Run detection on images fetched from URLs (URL mode).

  • Content-Type: application/json

  • Body:

    {
      "urls": [
        {"frame_id": "snapshot", "url": "https://zm.example.com/zm/index.php?view=image&eid=123&fid=snapshot"},
        {"frame_id": "1", "url": "https://zm.example.com/zm/index.php?view=image&eid=123&fid=1"}
      ],
      "zm_auth": "token=abc123...",
      "zones": [{"name": "driveway", "value": [[0,0],[100,0],[100,100],[0,100]]}],
      "verify_ssl": false
    }
    
  • Auth: Bearer token (when auth enabled)

  • Returns: DetectionResult as JSON (best frame selected by frame_strategy)

The server appends zm_auth to each URL and fetches the image via HTTP GET (10-second timeout per URL; failures are logged and skipped).

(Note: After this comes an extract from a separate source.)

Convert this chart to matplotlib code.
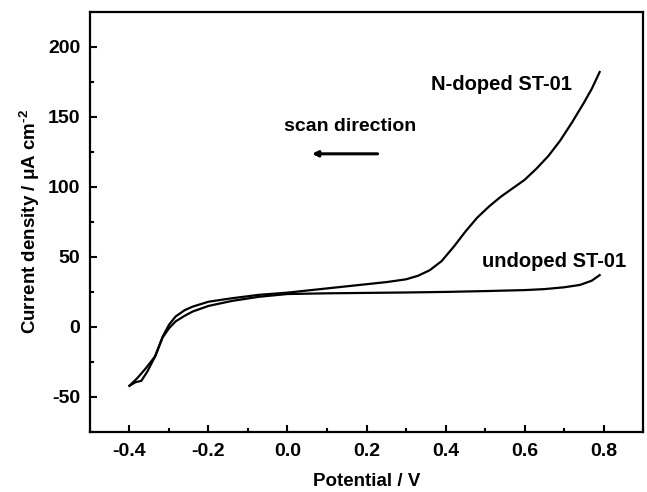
import numpy as np
import matplotlib.pyplot as plt
from matplotlib.ticker import MultipleLocator

plt.rcParams['font.family'] = ['Liberation Sans', 'DejaVu Sans']
plt.rcParams['font.weight'] = 'bold'
plt.rcParams['axes.unicode_minus'] = False
plt.rcParams['mathtext.fontset'] = 'custom'
plt.rcParams['mathtext.rm'] = 'Liberation Sans:bold'
plt.rcParams['mathtext.bf'] = 'Liberation Sans:bold'
plt.rcParams['mathtext.default'] = 'bf'

# N-doped ST-01 (potential V, current uA/cm2)
v_n = [-0.400, -0.385, -0.370, -0.355, -0.335, -0.316, -0.300, -0.283, -0.260, -0.240,
       -0.200, -0.140, -0.073, 0.000, 0.050, 0.100, 0.150, 0.200, 0.250, 0.300,
       0.330, 0.360, 0.390, 0.420, 0.450, 0.480, 0.510, 0.540, 0.570, 0.600,
       0.630, 0.660, 0.690, 0.720, 0.750, 0.770, 0.790]
i_n = [-42.0, -39.5, -38.5, -32.0, -21.0, -7.0, 1.5, 7.5, 12.0, 14.5,
       18.0, 20.5, 22.9, 24.5, 26.0, 27.5, 29.0, 30.5, 32.0, 34.0,
       36.5, 40.5, 47.0, 57.0, 68.0, 78.0, 86.0, 93.0, 99.0, 105.0,
       113.0, 122.0, 133.0, 146.0, 160.0, 170.0, 182.0]

# undoped ST-01
v_u = [-0.400, -0.380, -0.360, -0.335, -0.316, -0.300, -0.283, -0.260, -0.240, -0.200,
       -0.140, -0.073, 0.000, 0.100, 0.200, 0.300, 0.400, 0.500, 0.600, 0.650,
       0.700, 0.740, 0.770, 0.790]
i_u = [-42.0, -36.5, -30.0, -21.0, -7.5, -1.0, 4.0, 8.0, 11.0, 15.0,
       18.6, 21.5, 23.5, 24.0, 24.3, 24.6, 25.0, 25.6, 26.3, 27.0,
       28.3, 30.0, 33.0, 37.0]

x_ticks = [-0.4, -0.2, 0.0, 0.2, 0.4, 0.6, 0.8]
x_labels = ['-0.4', '-0.2', '0.0', '0.2', '0.4', '0.6', '0.8']
y_ticks = [-50, 0, 50, 100, 150, 200]

fig = plt.figure(figsize=(6.47, 4.92), dpi=100)
ax = fig.add_axes([0.139, 0.122, 0.855, 0.854])

ax.plot(v_n, i_n, color='black', lw=1.6)
ax.plot(v_u, i_u, color='black', lw=1.6)

ax.set_xlim(-0.5, 0.9)
ax.set_ylim(-75, 225)
ax.set_xticks(x_ticks)
ax.set_xticklabels(x_labels)
ax.set_yticks(y_ticks)
ax.xaxis.set_minor_locator(MultipleLocator(0.1))
ax.yaxis.set_minor_locator(MultipleLocator(25))
ax.tick_params(which='both', direction='in', width=1.5, labelsize=14)
ax.tick_params(axis='x', pad=8)
ax.tick_params(axis='y', pad=7)
ax.tick_params(which='major', length=5)
ax.tick_params(which='minor', length=3)
for s in ax.spines.values():
    s.set_linewidth(1.6)

ax.set_xlabel('Potential / V', fontsize=13.5, fontweight='bold', labelpad=9)
ax.set_ylabel(r'Current density / $\mathregular{\mu}$A cm$^{\text{-}2}$',
              fontsize=13.5, fontweight='bold', labelpad=4)

ax.text(0.362, 173, 'N-doped ST-01', fontsize=14.5, fontweight='bold', va='center')
ax.text(0.493, 46.4, 'undoped ST-01', fontsize=14.5, fontweight='bold', va='center')
ax.text(-0.009, 143, 'scan direction', fontsize=14, fontweight='bold', va='center')
ax.annotate('', xy=(0.055, 123.6), xytext=(0.235, 123.6),
            arrowprops=dict(arrowstyle='-|>', color='black', lw=2.2,
                            mutation_scale=8))

fig.savefig('out.png', dpi=100)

Frame strategy (first, first_new, most, most_unique, most_models) is applied server-side to pick the best result.

Note

The zones field accepts both "value" and "points" as the key for polygon coordinates (they are interchangeable in both /detect and /detect_urls).

POST /login

Obtain a JWT token. This endpoint is always registered, even when --auth is not enabled (so clients with pre-configured credentials don’t get a 404). When auth is disabled, any credentials are accepted.

  • Content-Type: application/json

  • Body: {"username": "...", "password": "..."}

  • Returns: {"access_token": "...", "expires": 3600}

objectconfig.yml remote section

In a ZoneMinder event notification setup, configure the remote gateway in objectconfig.yml:

ml_sequence:
  general:
    model_sequence: "object"
    ml_gateway: "http://gpu-box:5000"
    # ml_gateway_mode: "image"        # uncomment if server can't reach ZM
    ml_user: "admin"
    ml_password: "secret"
    ml_fallback_local: yes

  object:
    general:
      pattern: "(person|car)"
    sequence:
      - object_framework: opencv
        object_weights: /path/to/yolo11s.onnx
        object_labels: /path/to/coco.names

When ml_gateway is set, detection requests are sent to the remote server. URL mode is the default – the server fetches frames directly from ZM. Set ml_gateway_mode: "image" if the server cannot reach ZoneMinder. If ml_fallback_local is yes and the remote server is unreachable, detection falls back to local inference.